FRANCESCO MARIA BIANCHI, attributed to
SAINT CHRISTOPHER BEFORE THE KING OF LYCIA
FRANCESCO MARIA BIANCHI
Velate 1689 – 1757 Velate
Pen and brown ink on laid paper
32 × 40.5 cm / 12.6 × 15.9 inches
Frame: 46 × 54.5 cm / 18.1 × 21.5 inches
Gilded modern frame
PROVENANCE
Private collection, Northern Italy
ABOUT THE DRAWING
This refined pen-and-ink drawing is attributed to Francesco Maria Bianchi (1689–1757), an important fresco painter of the late Lombard Baroque, active in various regions of Northern Italy and Switzerland. Son of the painter Salvatore Bianchi and collaborator of the famous quadraturists Giacomo Antonio and Antonio Francesco Giovannini, Bianchi was the author of some of the most ambitious ecclesiastical decorations of the early eighteenth century.

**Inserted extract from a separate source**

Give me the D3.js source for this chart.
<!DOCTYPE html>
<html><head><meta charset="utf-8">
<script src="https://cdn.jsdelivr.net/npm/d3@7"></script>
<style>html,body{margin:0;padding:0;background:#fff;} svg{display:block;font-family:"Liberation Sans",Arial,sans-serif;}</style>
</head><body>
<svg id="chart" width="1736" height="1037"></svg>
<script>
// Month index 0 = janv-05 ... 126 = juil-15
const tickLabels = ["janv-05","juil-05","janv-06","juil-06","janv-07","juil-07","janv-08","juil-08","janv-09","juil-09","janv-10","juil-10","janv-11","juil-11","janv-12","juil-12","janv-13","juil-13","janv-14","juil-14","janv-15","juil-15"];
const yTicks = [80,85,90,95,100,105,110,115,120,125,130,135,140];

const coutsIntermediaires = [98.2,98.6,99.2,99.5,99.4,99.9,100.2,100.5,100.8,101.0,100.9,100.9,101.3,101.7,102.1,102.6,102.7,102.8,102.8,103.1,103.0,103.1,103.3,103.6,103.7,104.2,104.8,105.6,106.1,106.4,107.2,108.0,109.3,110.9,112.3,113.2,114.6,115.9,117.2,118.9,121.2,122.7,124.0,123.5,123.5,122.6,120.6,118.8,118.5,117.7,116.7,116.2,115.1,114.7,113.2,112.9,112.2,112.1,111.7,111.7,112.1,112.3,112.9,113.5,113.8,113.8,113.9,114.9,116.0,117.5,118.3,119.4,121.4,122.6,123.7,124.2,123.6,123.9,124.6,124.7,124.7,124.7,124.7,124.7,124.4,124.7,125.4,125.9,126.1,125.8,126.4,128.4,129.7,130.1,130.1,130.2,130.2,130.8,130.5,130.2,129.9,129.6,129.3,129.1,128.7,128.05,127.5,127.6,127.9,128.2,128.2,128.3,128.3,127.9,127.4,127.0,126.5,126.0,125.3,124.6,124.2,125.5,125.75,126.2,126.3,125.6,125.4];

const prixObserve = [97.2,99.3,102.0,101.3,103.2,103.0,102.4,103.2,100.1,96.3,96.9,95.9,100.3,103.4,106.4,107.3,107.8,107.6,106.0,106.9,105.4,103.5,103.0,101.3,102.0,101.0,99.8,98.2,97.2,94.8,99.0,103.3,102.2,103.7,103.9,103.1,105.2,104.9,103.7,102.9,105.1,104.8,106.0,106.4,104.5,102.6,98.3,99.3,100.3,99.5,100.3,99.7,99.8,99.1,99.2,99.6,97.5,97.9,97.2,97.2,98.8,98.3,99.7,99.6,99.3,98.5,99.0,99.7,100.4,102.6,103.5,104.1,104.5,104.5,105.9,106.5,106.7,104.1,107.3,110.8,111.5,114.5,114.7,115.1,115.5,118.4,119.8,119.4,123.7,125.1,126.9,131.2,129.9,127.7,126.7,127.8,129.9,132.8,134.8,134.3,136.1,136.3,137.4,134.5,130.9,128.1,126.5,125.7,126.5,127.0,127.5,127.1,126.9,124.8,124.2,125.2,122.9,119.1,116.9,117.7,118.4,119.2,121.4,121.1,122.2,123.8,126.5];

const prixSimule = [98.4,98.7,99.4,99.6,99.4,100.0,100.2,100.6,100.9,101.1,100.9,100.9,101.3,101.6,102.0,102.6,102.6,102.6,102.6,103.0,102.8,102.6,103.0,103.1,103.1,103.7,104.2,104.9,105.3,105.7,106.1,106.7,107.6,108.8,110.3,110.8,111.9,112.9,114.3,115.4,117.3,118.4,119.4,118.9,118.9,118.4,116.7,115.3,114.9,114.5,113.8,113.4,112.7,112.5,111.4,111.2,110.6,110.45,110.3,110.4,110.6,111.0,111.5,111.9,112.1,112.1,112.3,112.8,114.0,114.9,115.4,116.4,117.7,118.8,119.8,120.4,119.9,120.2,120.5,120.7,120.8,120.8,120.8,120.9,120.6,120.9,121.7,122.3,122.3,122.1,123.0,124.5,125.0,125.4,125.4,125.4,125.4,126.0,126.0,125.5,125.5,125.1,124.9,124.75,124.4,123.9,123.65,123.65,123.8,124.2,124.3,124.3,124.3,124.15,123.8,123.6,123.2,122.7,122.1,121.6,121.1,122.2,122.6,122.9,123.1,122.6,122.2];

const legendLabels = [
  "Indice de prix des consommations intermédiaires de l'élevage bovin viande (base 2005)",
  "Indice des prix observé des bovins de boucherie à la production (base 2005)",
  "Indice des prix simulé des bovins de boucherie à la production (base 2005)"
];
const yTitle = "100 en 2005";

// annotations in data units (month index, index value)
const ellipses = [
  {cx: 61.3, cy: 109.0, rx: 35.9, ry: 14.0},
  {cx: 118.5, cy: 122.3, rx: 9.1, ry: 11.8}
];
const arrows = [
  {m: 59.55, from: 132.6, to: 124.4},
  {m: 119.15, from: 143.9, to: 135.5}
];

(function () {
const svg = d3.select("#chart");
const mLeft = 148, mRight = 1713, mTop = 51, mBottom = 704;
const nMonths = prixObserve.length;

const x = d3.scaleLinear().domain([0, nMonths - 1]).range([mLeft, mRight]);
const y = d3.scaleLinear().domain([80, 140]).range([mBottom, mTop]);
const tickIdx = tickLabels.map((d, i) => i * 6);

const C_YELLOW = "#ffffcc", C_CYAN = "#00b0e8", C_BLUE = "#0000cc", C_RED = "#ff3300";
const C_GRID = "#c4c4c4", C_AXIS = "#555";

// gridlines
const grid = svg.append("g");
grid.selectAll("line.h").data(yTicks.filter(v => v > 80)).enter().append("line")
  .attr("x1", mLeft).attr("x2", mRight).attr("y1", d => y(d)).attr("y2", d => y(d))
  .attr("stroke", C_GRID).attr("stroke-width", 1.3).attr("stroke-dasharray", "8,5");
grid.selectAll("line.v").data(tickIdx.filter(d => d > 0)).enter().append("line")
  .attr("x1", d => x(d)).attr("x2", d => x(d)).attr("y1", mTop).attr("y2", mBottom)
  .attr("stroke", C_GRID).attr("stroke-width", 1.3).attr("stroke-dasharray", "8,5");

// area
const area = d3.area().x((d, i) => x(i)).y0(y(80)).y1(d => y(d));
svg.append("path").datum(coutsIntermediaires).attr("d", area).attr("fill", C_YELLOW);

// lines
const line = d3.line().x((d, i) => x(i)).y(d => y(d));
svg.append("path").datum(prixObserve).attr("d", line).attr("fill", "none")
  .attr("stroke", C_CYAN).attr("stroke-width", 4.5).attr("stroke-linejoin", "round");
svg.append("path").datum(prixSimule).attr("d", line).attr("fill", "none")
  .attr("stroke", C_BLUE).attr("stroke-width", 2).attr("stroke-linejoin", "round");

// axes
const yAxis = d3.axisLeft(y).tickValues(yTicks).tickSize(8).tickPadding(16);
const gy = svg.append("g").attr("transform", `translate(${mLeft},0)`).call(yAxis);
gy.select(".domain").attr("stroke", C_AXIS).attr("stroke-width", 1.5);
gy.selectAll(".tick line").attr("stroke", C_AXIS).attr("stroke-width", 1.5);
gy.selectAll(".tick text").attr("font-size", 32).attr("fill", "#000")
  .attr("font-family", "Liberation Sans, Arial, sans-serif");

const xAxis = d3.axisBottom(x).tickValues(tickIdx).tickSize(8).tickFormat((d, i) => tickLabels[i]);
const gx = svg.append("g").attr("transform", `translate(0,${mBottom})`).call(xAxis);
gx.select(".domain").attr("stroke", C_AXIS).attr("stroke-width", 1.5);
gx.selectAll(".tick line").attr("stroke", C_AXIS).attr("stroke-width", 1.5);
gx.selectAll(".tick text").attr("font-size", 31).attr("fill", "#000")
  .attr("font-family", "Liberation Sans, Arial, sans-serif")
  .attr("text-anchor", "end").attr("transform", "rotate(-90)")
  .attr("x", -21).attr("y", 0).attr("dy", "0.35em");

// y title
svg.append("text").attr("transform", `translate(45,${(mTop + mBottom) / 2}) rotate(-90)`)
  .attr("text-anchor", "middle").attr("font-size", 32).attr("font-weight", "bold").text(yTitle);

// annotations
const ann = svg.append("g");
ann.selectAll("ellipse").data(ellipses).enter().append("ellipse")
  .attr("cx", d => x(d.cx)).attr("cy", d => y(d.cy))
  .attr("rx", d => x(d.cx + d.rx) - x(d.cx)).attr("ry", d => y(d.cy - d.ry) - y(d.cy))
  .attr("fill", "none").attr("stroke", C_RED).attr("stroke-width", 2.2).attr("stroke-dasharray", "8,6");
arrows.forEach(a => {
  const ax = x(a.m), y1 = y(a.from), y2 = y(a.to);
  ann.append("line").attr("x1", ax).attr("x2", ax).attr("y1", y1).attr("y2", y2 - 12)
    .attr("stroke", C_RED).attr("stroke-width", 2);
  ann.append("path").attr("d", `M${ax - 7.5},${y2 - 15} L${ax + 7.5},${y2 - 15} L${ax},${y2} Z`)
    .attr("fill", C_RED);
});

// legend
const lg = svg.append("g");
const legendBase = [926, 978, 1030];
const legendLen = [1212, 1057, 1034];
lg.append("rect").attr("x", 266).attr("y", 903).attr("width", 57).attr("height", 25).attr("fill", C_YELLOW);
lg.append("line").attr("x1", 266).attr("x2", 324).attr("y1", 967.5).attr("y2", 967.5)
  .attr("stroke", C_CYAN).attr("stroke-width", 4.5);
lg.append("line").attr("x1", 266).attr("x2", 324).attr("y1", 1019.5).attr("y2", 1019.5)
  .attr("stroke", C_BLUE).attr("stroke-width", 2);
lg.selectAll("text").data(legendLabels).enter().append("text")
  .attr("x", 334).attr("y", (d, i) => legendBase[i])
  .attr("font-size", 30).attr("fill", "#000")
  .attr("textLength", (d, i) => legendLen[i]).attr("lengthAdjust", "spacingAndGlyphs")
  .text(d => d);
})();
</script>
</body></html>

The composition depicts the rare episode of Saint Christopher before the pagan king of Lycia, rendered with clarity, rhythm, and expressive force. The precision of the linear stroke and the theatrical arrangement of the figures are characteristic of Bianchi's graphic language and closely mirror his frescoes in the Church of San Cristoforo in Vercelli—where he painted the famous Glory of Saint Christopher on the vault, along with the allegorical Virtues in the spandrels. The sheet under consideration may have been conceived as a preparatory model for that large decorative cycle or for a similar commission.
THE ICONOGRAPHY
The subject of Saint Christopher before the King of Lycia is among the rarest in Christian iconography. The only comparable known depiction is found on a Spanish panel (ca. 1480–85) by Martín de Soria, now housed at the Art Institute of Chicago. Both works refer to the Golden Legend by Jacopo da Varazze, the medieval bestseller that shaped the European hagiographic imagination for centuries.
According to the Golden Legend, Christopher—then called Reprebo—was the son of a pagan king and sought to serve only the most powerful sovereign. After having left a Christian king who feared the devil and having abandoned Satan himself (who feared the sign of the Cross), Christopher met a hermit who introduced him to the Christian faith. After his miraculous conversion in Lycia, he presented himself to the pagan king, refusing to renounce his new faith. This is the dramatic moment depicted in our drawing.
SAINT CHRISTOPHER: ICON AND PROTECTOR
Although more often depicted carrying the Child Jesus across a river, the legend of Saint Christopher includes themes of spiritual quest, moral strength, and unwavering faith. Patron saint of travelers, sailors, and soldiers, Christopher was a symbol of steadfastness in uncertain times—a quality particularly appreciated in the turbulent political-religious climate of late seventeenth-century Italy.
A RARE TESTIMONY
The present drawing is a rare visual testimony to this little-known episode in the life of Saint Christopher and a rare work on paper by Francesco Maria Bianchi. The confidence of the stroke, the spatial clarity, and the rhythm of the figures make it a significant document of Lombard graphic art and a valuable key to reconstructing the lost narrative cycles of Italian Baroque decoration.